According to reports coming my way, the entertainment scene, in Dubai, is very much opening up, and buzzing again!

After a quieter few months, May is packed with entertainment and the whole scene, they say, is shifting back into full swing.

The Seven Notes band, made up of Sri Lankans, based in Dubai, are back in the spotlight, after a short hiatus, due to the ongoing Middle East problems.

On 18th April they did Legends Night at Mercure Hotel Dubai Barsha Heights; on Thursday, 9th May, they will be at the Sports Bar of the Mercure Hotel for 70s/80s Retro Night; on 6th June, they will be at Al Jadaf Dubai to provide the music for Sandun Perera live in concert … and with more dates to follow.

These events are expected to showcase the band’s evolving sound, tighter stage coordination, and stronger audience engagement.

With each performance, the band aims to refine its identity and build a loyal following within Dubai’s vibrant nightlife and event scene.

Pasindu Umayanga: The group’s new vocalist

What makes Seven Notes standout is their versatility which has made the band a dynamic and promising act.

With a growing performance calendar, new talent integration, and international ambitions, the band is definitely entering a defining phase of its journey.

Dubai’s music industry, I’m told, thrives on diversity, energy, and audience connection, with live bands playing a crucial role in elevating events—from corporate shows to private concerts. Against this backdrop, Seven Notes is positioning itself not just as another band, but as a performance-driven musical unit focused on consistency and growth.

Adding fresh momentum to the group is Pasindu Umayanga who joins Seven Notes as their new vocalist. This move signals a strategic upgrade—not just filling a role, but strengthening the band’s front-line presence.

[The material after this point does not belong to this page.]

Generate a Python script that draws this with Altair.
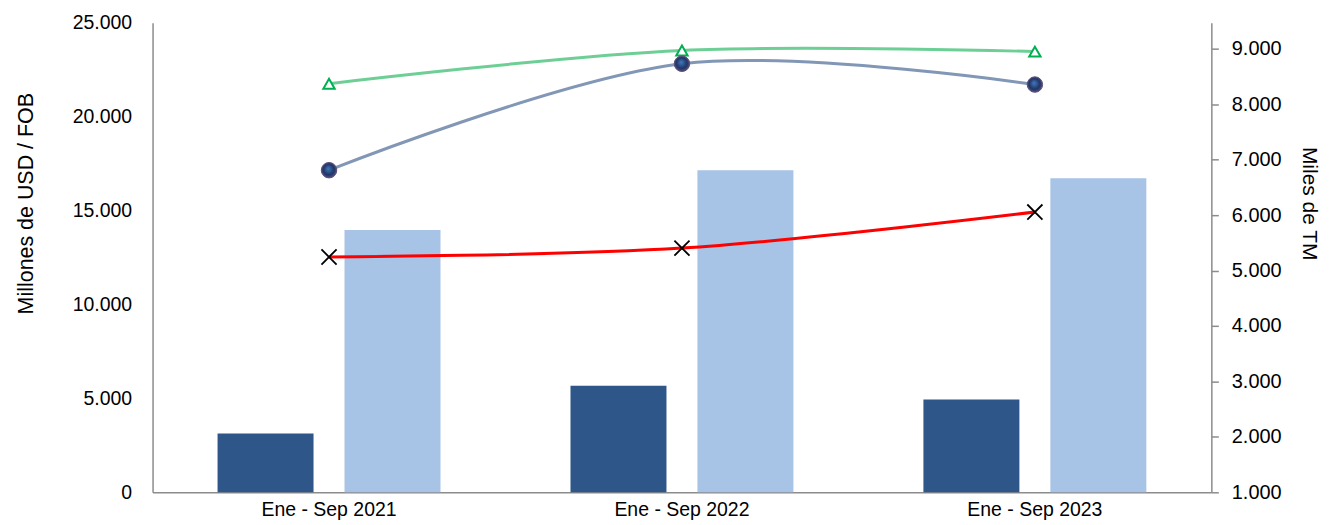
import altair as alt
import pandas as pd

periodos = ["Ene - Sep 2021", "Ene - Sep 2022", "Ene - Sep 2023"]
barra_oscura = [3130, 5680, 4940]
barra_clara = [13960, 17140, 16720]
linea_verde = [8370, 8970, 8950]
linea_gris = [6810, 8730, 8355]
linea_roja = [5245, 5405, 6055]

FONT = "Liberation Sans, Arial"
AXIS_GRAY = "#8C8C8C"

bars_df = pd.DataFrame({
    "periodo": periodos * 2,
    "serie": ["a"] * 3 + ["b"] * 3,
    "valor": barra_oscura + barra_clara,
})
verde_df = pd.DataFrame({"periodo": periodos, "valor": linea_verde})
gris_df = pd.DataFrame({"periodo": periodos, "valor": linea_gris})
roja_df = pd.DataFrame({"periodo": periodos, "valor": linea_roja})

xenc = alt.X(
    "periodo:N", sort=periodos,
    scale=alt.Scale(paddingInner=0, paddingOuter=0),
    axis=alt.Axis(title=None, labelAngle=0, ticks=False, domainColor=AXIS_GRAY,
                  domainWidth=1.5, labelFont=FONT, labelFontSize=19.5,
                  labelColor="black", labelPadding=8),
)

bars = alt.Chart(bars_df).mark_bar().encode(
    x=xenc,
    xOffset=alt.XOffset("serie:N", scale=alt.Scale(paddingInner=0.244, paddingOuter=0.512)),
    y=alt.Y("valor:Q", scale=alt.Scale(domain=[0, 25000], nice=False),
            axis=alt.Axis(values=[0, 5000, 10000, 15000, 20000, 25000],
                          labelExpr="replace(format(datum.value, ','), ',', '.')",
                          ticks=False, grid=False, domainColor=AXIS_GRAY, domainWidth=1.5,
                          labelFont=FONT, labelFontSize=19.5, labelColor="black",
                          labelPadding=21,
                          title="Millones de USD / FOB", titleFont=FONT,
                          titleFontSize=21.5, titleFontWeight="normal",
                          titleColor="black", titleX=-120, titleY=181,
                          titleBaseline="alphabetic", titleAngle=270)),
    color=alt.Color("serie:N", scale=alt.Scale(domain=["a", "b"], range=["#2E5689", "#A7C3E6"]),
                    legend=None),
)

yright = alt.Y("valor:Q", scale=alt.Scale(domain=[1000, 9470], nice=False),
               axis=alt.Axis(orient="right",
                             values=[1000, 2000, 3000, 4000, 5000, 6000, 7000, 8000, 9000],
                             labelExpr="replace(format(datum.value, ','), ',', '.')",
                             grid=False, domainColor=AXIS_GRAY, domainWidth=1.5,
                             tickColor=AXIS_GRAY, tickSize=7, tickWidth=1.5,
                             labelFont=FONT, labelFontSize=20, labelColor="black",
                             labelPadding=13,
                             title="Miles de TM", titleFont=FONT, titleFontSize=21,
                             titleFontWeight="normal", titleColor="black",
                             titleX=91, titleY=181, titleAngle=90,
                             titleBaseline="alphabetic"))

def linea(df, color):
    return alt.Chart(df).mark_line(color=color, strokeWidth=3, interpolate="catmull-rom").encode(
        x=xenc, y=yright)

sphere = alt.RadialGradient(
    gradient="radial", x1=0.45, y1=0.4, r1=0.05, x2=0.5, y2=0.5, r2=0.55,
    stops=[alt.GradientStop(offset=0, color="#3F70B0"),
           alt.GradientStop(offset=0.6, color="#1E3466"),
           alt.GradientStop(offset=1, color="#6A5A86")])

pts_verde = alt.Chart(verde_df).mark_point(
    shape="triangle-up", filled=True, fill="white", stroke="#00B050", strokeWidth=2,
    size=130, opacity=1).encode(x=xenc, y=yright)
pts_gris = alt.Chart(gris_df).mark_point(
    shape="circle", filled=True, fill=sphere, stroke="#5B4C78", strokeWidth=1,
    size=240, opacity=1).encode(x=xenc, y=yright)
pts_roja = alt.Chart(roja_df).mark_point(
    shape="M-1,-1L1,1M1,-1L-1,1", filled=False, stroke="black", strokeWidth=1.8,
    size=230, opacity=1).encode(x=xenc, y=yright)

derecha = alt.layer(
    linea(verde_df, "#6DCF96"),
    linea(gris_df, "#8197B5"),
    linea(roja_df, "#FF0000"),
    pts_verde, pts_gris, pts_roja,
)

chart = alt.layer(bars, derecha).resolve_scale(y="independent").properties(
    width=1062, height=471,
    autosize=alt.AutoSizeParams(type="none"),
    padding={"left": 145, "top": 14, "right": 114, "bottom": 32},
).configure_view(stroke=None).configure_axis(grid=False)

chart.save("out.html", embed_options={"renderer": "svg", "actions": False})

Looking beyond local stages, Seven Notes is preparing for an international tour, to Korea, in July.

Bassist Niluk Uswaththa: Spokesperson for Seven Notes

According to bassist Niluk Uswaththa, taking a band abroad means: Your sound must hold up against unfamiliar audiences, your performance must translate beyond language, and your discipline must be at a professional level.

“If executed well, this tour could redefine Seven Notes from a local band into an emerging international act,” added Niluk.

He went on to say that Dubai is not an easy market. It’s saturated with highly experienced, multi-genre bands that can adapt instantly to any crowd.

“To stand out consistently you need to have tight rehearsal discipline, unique sound identity (not just covers), strong stage chemistry, audience retention – not just applause.”

No doubt, Seven Notes is entering a critical growth phase—new member, multiple shows, and an international tour on the horizon. The opportunity is real, but so is the pressure.

However, there is talk that Seven Notes will soon be a recognised name in the regional music scene.